An employee sorts U.S. dollars at the Hana Bank Counterfeit Response Center in Myeong-dong, Jung District, Seoul. /Courtesy of News1

The foreign exchange authorities made a net sale of $13.628 billion in the first quarter to curb the rise in the won-dollar exchange rate, the Bank of Korea said on the 30th. Calculated at the first-quarter average rate of 1,464.1 won, that amounts to 19.95 trillion won. It is the fourth-largest on record, following the all-time high in the fourth quarter of 2025 ($22.467 billion) and the second and third quarters of 2022.

When the won weakens and the won-dollar exchange rate rises, the foreign exchange authorities sell dollars they hold as a market stabilization measure. When dollars are supplied to the market, the won-dollar exchange rate falls. Foreign exchange reserves, however, decrease. Conversely, when the won-dollar exchange rate plunges, they buy back dollars supplied to the market, which increases foreign exchange reserves.

According to the "net foreign exchange authorities' transactions in the first quarter of 2026" released by the Bank of Korea that day, the foreign exchange authorities made net dollar sales for six consecutive quarters starting in the fourth quarter of 2024. They sold dollars to bring down the exchange rate, which had surged at the end of 2024 due to the martial law situation. The net sales over this period amounted to $45.352 billion.

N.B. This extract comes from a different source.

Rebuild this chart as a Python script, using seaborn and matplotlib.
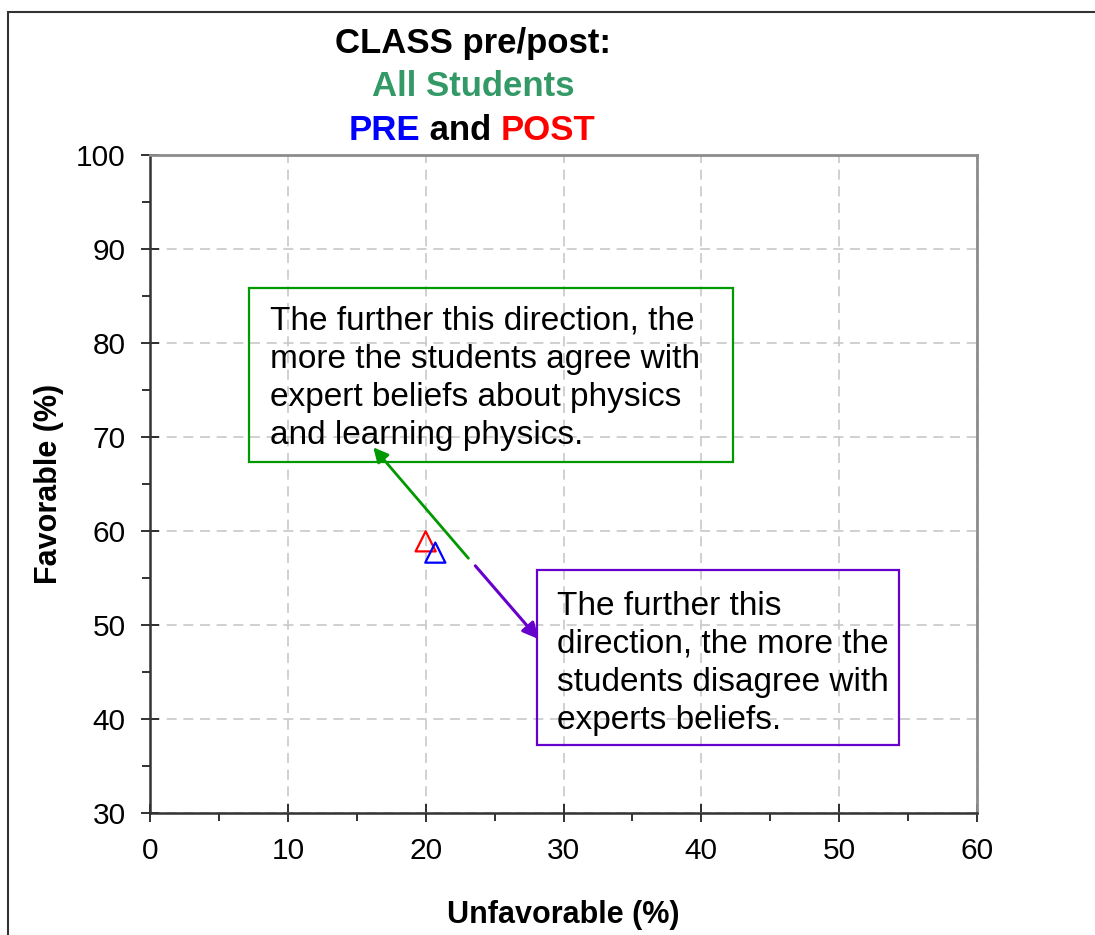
import numpy as np
import pandas as pd
import seaborn as sns
import matplotlib.pyplot as plt
from matplotlib.patches import Rectangle
from matplotlib.ticker import MultipleLocator

sns.set_theme(style="white")
plt.rcParams['font.family'] = ['Liberation Sans', 'DejaVu Sans']

# data
series = ["POST", "PRE"]
unfavorable = [20.0, 20.7]
favorable = [58.9, 57.7]
series_colors = {"PRE": "#0000FF", "POST": "#FF0000"}

# arrow (start -> tip) in data units
agree_arrow = [(23.1, 57.1), (16.2, 68.9)]
disagree_arrow = [(23.6, 56.3), (28.2, 48.5)]

agree_text = ("The further this direction, the\nmore the students agree with\n"
              "expert beliefs about physics\nand learning physics.")
disagree_text = ("The further this\ndirection, the more the\n"
                 "students disagree with\nexperts beliefs.")

df = pd.DataFrame({"series": series, "unfav": unfavorable, "fav": favorable})

fig = plt.figure(figsize=(10.95, 9.35), dpi=100)
ax = fig.add_axes([150/1095, 1 - 813/935, 827/1095, 658/935])

sns.scatterplot(data=df, x="unfav", y="fav", hue="series", palette=series_colors,
                marker="^", s=210, linewidth=1.6, legend=False, ax=ax)
pts = ax.collections[-1]
pts.set_facecolor("none")
pts.set_edgecolor([series_colors[s] for s in series])

ax.set_xlim(0, 60)
ax.set_ylim(30, 100)
ax.xaxis.set_major_locator(MultipleLocator(10))
ax.xaxis.set_minor_locator(MultipleLocator(5))
ax.yaxis.set_major_locator(MultipleLocator(10))
ax.yaxis.set_minor_locator(MultipleLocator(5))
ax.tick_params(which="major", direction="inout", length=13, width=1.3,
               color="#222222", labelsize=21.5, labelcolor="black", pad=11,
               bottom=True, left=True)
ax.tick_params(which="minor", direction="out", length=6, width=1.3,
               color="#222222", bottom=True, left=True)
ax.grid(True, which="major", linestyle=(0, (6, 4)), color="#C8C8C8", lw=1.2)

for side in ["left", "bottom"]:
    ax.spines[side].set_color("#333333")
    ax.spines[side].set_linewidth(1.8)
for side in ["top", "right"]:
    ax.spines[side].set_color("#8C8C8C")
    ax.spines[side].set_linewidth(2)

ax.set_xlabel("Unfavorable (%)", fontsize=22, fontweight="bold", color="black", labelpad=25)
ax.set_ylabel("Favorable (%)", fontsize=22, fontweight="bold", color="black", labelpad=9)

# arrows
ax.annotate("", xy=agree_arrow[1], xytext=agree_arrow[0],
            arrowprops=dict(arrowstyle="-|>", color="#009900", lw=2,
                            mutation_scale=22, shrinkA=0, shrinkB=0))
ax.annotate("", xy=disagree_arrow[1], xytext=disagree_arrow[0],
            arrowprops=dict(arrowstyle="-|>", color="#6600CC", lw=2.2,
                            mutation_scale=24, shrinkA=0, shrinkB=0))

# text boxes
ax.add_patch(Rectangle((7.18, 67.34), 35.12, 18.5, fill=False, ec="#009900", lw=1.6, zorder=4))
ax.text(8.7, 83.95, agree_text, fontsize=24, va="top", ha="left",
        linespacing=1.3, color="black", zorder=5)
ax.add_patch(Rectangle((28.08, 37.23), 26.27, 18.62, fill=False, ec="#6600CC", lw=1.6, zorder=4))
ax.text(29.5, 53.65, disagree_text, fontsize=24, va="top", ha="left",
        linespacing=1.3, color="black", zorder=5)

# title
fig.text(473/1095, 1 - 44/935, "CLASS pre/post:", fontsize=25, fontweight="bold",
         ha="center", va="center", color="black")
fig.text(473/1095, 1 - 87/935, "All Students", fontsize=25, fontweight="bold",
         ha="center", va="center", color="#339966")

parts = [("PRE", "#0000FF"), (" and ", "black"), ("POST", "#FF0000")]
renderer = fig.canvas.get_renderer()
texts = [fig.text(0, 1 - 130/935, p, fontsize=25, fontweight="bold",
                  ha="left", va="center", color=c) for p, c in parts]
widths = [t.get_window_extent(renderer).width for t in texts]
x = 472 - sum(widths) / 2
for t, w in zip(texts, widths):
    t.set_x(x / 1095)
    x += w

# outer frame
fig.patches.append(Rectangle((8/1095, -0.1), 1.2, 1.1 - 12/935, transform=fig.transFigure,
                             fill=False, ec="#333333", lw=1.5))

plt.savefig("out.png", dpi=100)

Despite the efforts of the foreign exchange authorities, the high exchange rate continues. The won-dollar exchange rate closed at 1,549.4 won that day, up 4.2 won from the previous trading day. The weekly closing that day was the highest since Mar. 6, 2009 (1,550 won), during the global financial crisis. From the 15th of last month through that day, it has stayed above 1,500 won for 31 consecutive trading days. It is the second-longest after the foreign exchange crisis (49 consecutive trading days).